ANA SAYFA             SURELER    KONULAR

 

NİSA

175

فَأَمَّا الَّذِينَ آمَنُواْ بِاللّهِ وَاعْتَصَمُواْ بِهِ فَسَيُدْخِلُهُمْ

فِي رَحْمَةٍ مِّنْهُ وَفَضْلٍ وَيَهْدِيهِمْ إِلَيْهِ صِرَاطاً مُّسْتَقِيماً

 

175. Allah'a iman edip O'na sarılanlara gelince; onları kendinden bir rahmetin ve bir lütfun içine sokacak ve kendisine varan dosdoğru bir yola iletecektir.

 

"Allah'a iman edip O'na sarılanlara gelince." Yani, Kur'an-ı Kerim'e sarılarak O'nun masiyetlerinden korunanlara gelince ... O'nun Kitabına sımsıkı sarılmaları halinde, O'na ve Peygamberine sımsıkı sarılmışlar, demektir. "O'na sarılanlara gelince" buyruğunun, Allah'a sarılanlara gelince anlamında olduğu da söylenmiştir. Sarılmak ismet korunmak demektir. Buna dair açıklamalar (AI-i İmran, 101. ayetin tefsirinde) geçmiş bulunmaktadır.

 

"Ve onları kendisine varan dosdoğru bir yola iletecektir." Kendisine varandan kasıt, sevabına ulaştıran demektir. Onu bilip tanımaları için hakka ulaştıran anlamına geldiği de söylenmiştir. Dosdoğru yoldan kasıt da dosdoğru dindir.

 

"Yol" anlamına gelen; (...) kelimesi, "Onları ... iletecektir" kelimesinin delalet ettiği mahzuf bir fiil ile nasb edilmiştir. İfadenin takdiri şöyledir: Ve onlara dosdoğru bir yolu gösterip tanıtır.

 

Bunun, şu takdirdeki bir fiilin ikinci mefulü olduğu da söylenmiştir: Onları kendi sevabına, dosdoğru bir yola iletir. Bunun hal olduğu da söylenmiştir. (...) Kendisine varan buyruğundaki "he" zamirinin Kur'an'a ait olduğu söylendiği gibi, lütfa ait olduğu da söylenmiştir. Hem lütfa hem de rahmete ait olduğu da söylenmiştir. Çünkü her ikisi de sevap ve ecir anlamındadır. Bu kelimenin; onları kendi sevabına iletecektir anlamında olduğu ve daha önce belirtildiği üzere, bir muzafın hazfi ile zamirin Allah'a ait olduğu da söylenmiştir.

 

Ebu Ali der ki: Bu zamir, daha önce geçen Yüce Allah'ın adına aittir. Anlamı da şöyledir: Ve onları kendi yoluna iletir. Bizler "dosdoğru bir yol" anlamına gelen; (...)'ı hal üzere mensub kabul edecek olursak, o takdirde bu hal, hazf edilmiş, olan bu zamirden yapılmış olur.
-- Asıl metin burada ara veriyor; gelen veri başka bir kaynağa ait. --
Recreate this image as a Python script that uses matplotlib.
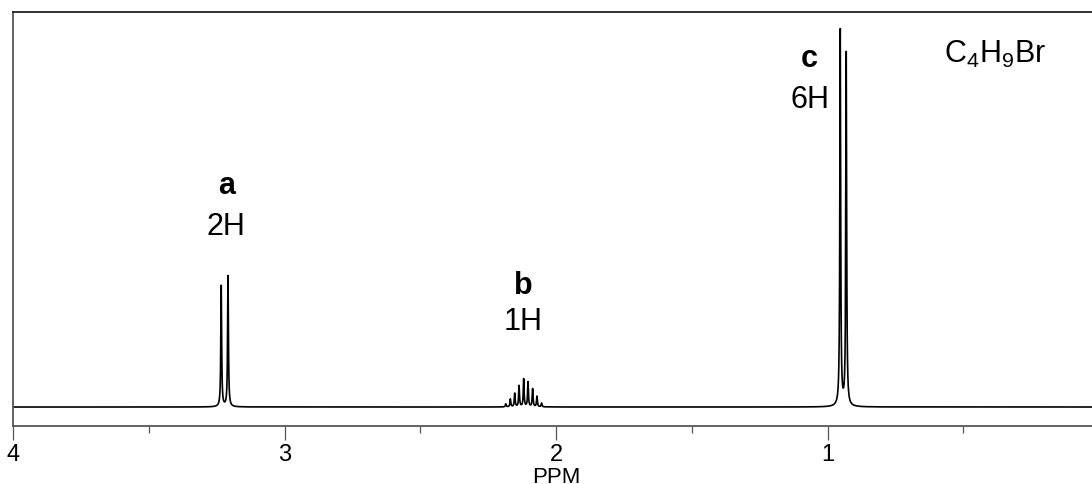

Yüce Allah'ın: "Ve bir lütuf" buyruğu ise, Yüce Allah'ın sevabı ile kullarına lütuf ta bulunduğuna delil vardır. Çünkü, şayet Onun lütfu eğer bir amelin karşılığı olarak verilmiş olsaydı, buna lütuf (fadl) denilmezdi.  Doğrusunu en iyi bilen Allah'tır.